Encyclopedia of Fantasy (1997)
Cats
Tagged: Theme.
These are traditionally Witches' familiars and/or agents of the Devil, thanks to their strange eyes, aloof grace and lapses into (in human eyes) diabolical sadism when toying with prey. Black cats bring luck, good or bad; being lightfooted, they have nine lives; in ancient Egypt they were sacred to the cat-headed Goddess Bast. A cat jumping over your coffin may make you a Vampire, like Florimel in James Branch Cabell's Jurgen (1919). The aloofness was captured in Rudyard Kipling's Myth of Origin for the cat's near-domestication, "The Cat that Walked by Himself" in Just So Stories (coll 1902).
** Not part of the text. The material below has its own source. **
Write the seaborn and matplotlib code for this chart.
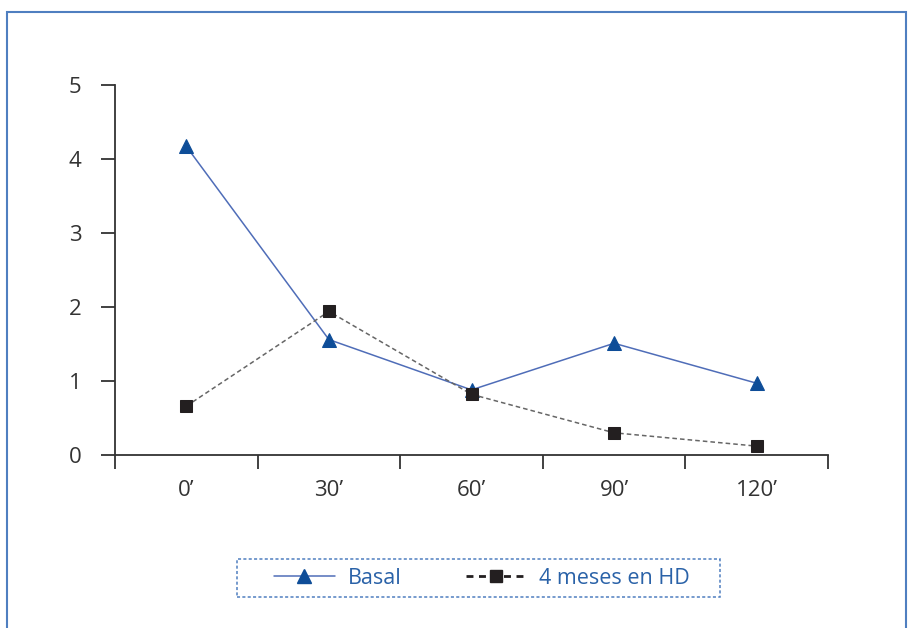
import matplotlib
matplotlib.use("Agg")
import matplotlib.pyplot as plt
import seaborn as sns
import pandas as pd
from matplotlib.lines import Line2D
from matplotlib.patches import Rectangle

sns.set_style("white")
plt.rcParams['font.family'] = ['Open Sans', 'DejaVu Sans']

# --- data ---
tiempos = ["0\u2019", "30\u2019", "60\u2019", "90\u2019", "120\u2019"]
basal = [4.17, 1.56, 0.88, 1.51, 0.97]
hd_4_meses = [0.66, 1.94, 0.82, 0.30, 0.12]

df = pd.DataFrame({"tiempo": tiempos, "Basal": basal, "4 meses en HD": hd_4_meses})

fig = plt.figure(figsize=(9.09, 6.28), dpi=100)
ax = fig.add_axes([115 / 909, 1 - 455 / 628, (828 - 115) / 909, (455 - 85) / 628])

# outer blue frame
fig.patches.append(Rectangle((7 / 909, -0.05), 899 / 909, 1 - 12 / 628 + 0.05,
                             transform=fig.transFigure, fill=False,
                             edgecolor="#4f7fc0", linewidth=1.5))

sns.lineplot(data=df, x="tiempo", y="Basal", ax=ax, color="#4f6db8", linewidth=1.1,
             marker="^", markersize=10, markerfacecolor="#0e4d98",
             markeredgecolor="#0e4d98", sort=False)
sns.lineplot(data=df, x="tiempo", y="4 meses en HD", ax=ax, color="#666666",
             linewidth=1.1, linestyle=(0, (3, 2)), marker="s", markersize=8.5,
             markerfacecolor="#231f20", markeredgecolor="#231f20", sort=False)

ax.set_xlim(-0.5, 4.5)
ax.set_ylim(0, 5)
ax.set_yticks([0, 1, 2, 3, 4, 5])
ax.set_xlabel("")
ax.set_ylabel("")

# category separator ticks on the x axis
ax.set_xticks([-0.5, 0.5, 1.5, 2.5, 3.5, 4.5], minor=True)
ax.set_xticks(range(len(tiempos)))
ax.set_xticklabels(tiempos)
ax.tick_params(axis="x", which="major", length=0, pad=18, labelsize=16, labelcolor="#333333")
ax.tick_params(axis="x", which="minor", length=10, width=1.3, color="#333333", direction="out", bottom=True)
ax.tick_params(axis="y", length=10, width=1.3, color="#333333", direction="out", left=True,
               pad=14, labelsize=16, labelcolor="#333333")

for s in ["top", "right"]:
    ax.spines[s].set_visible(False)
for s in ["left", "bottom"]:
    ax.spines[s].set_color("#333333")
    ax.spines[s].set_linewidth(1.3)

# dashed legend box
fig.patches.append(Rectangle((237 / 909, 1 - 597 / 628), 483 / 909, 38 / 628,
                             transform=fig.transFigure, fill=False,
                             edgecolor="#4f7fc0", linewidth=1.1, linestyle=(0, (2, 1.5))))

handles = [
    Line2D([], [], color="#4f6db8", linewidth=1.1, marker="^", markersize=10,
           markerfacecolor="#0e4d98", markeredgecolor="#0e4d98"),
    Line2D([], [], color="#231f20", linewidth=2.0, linestyle=(0, (2.5, 2)), marker="s",
           markersize=8, markerfacecolor="#231f20", markeredgecolor="#231f20"),
]
leg = fig.legend(handles, ["Basal", "4 meses en HD"], loc="center",
                 bbox_to_anchor=(482 / 909, 1 - 578 / 628), ncol=2, fontsize=15.5,
                 handlelength=2.8, handletextpad=0.6, columnspacing=3.0,
                 frameon=False, labelcolor="#2a62a8")

fig.savefig("out.png", dpi=100)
The ruby-hearted glass cat Bungles of L Frank Baum's Oz is so determined not to show emotion that when implored to bring help she sets off very slowly and runs only when out of sight. In an exaggerated metaphor of elusiveness, the Cheshire Cat of Lewis Carroll's Alice's Adventures in Wonderland (1865) literally fades from view. The cat as Trickster is epitomized as Puss-in-Boots. Sexual connotations of furry litheness give an erotic charge to most Shapeshifting into cat form – e.g., "Ancient Sorceries" in Algernon Blackwood's John Silence (coll 1908) and the various Cat People movies. There are also innumerable catlike aliens in sf by Fritz Leiber, Anne McCaffrey, Larry Niven and many others. Notable cat familiars include Seraphin in Robert A Heinlein's Magic, Inc. (1940) and Svartalf in Poul Anderson's Operation Chaos (1971). Among memorable non-familiars are: Saki's unpleasantly epigrammatic Talking Animal Tobermory in The Chronicles of Clovis (coll 1911); the good and bad Nibbins and Blackmalkin in John Masefield's The Midnight Folk (1927), which are also talking animals; the heroic kitten Gummitch in Leiber's "Space-Time for Springers" (1958), who in his own terms (see Perception) works Magic to remove a Possession; and such amiably murderous cats as Throgmorten in Diana Wynne Jones's The Lives of Christopher Chant (1988) and Greebo in Terry Pratchett's Discworld. [DRL]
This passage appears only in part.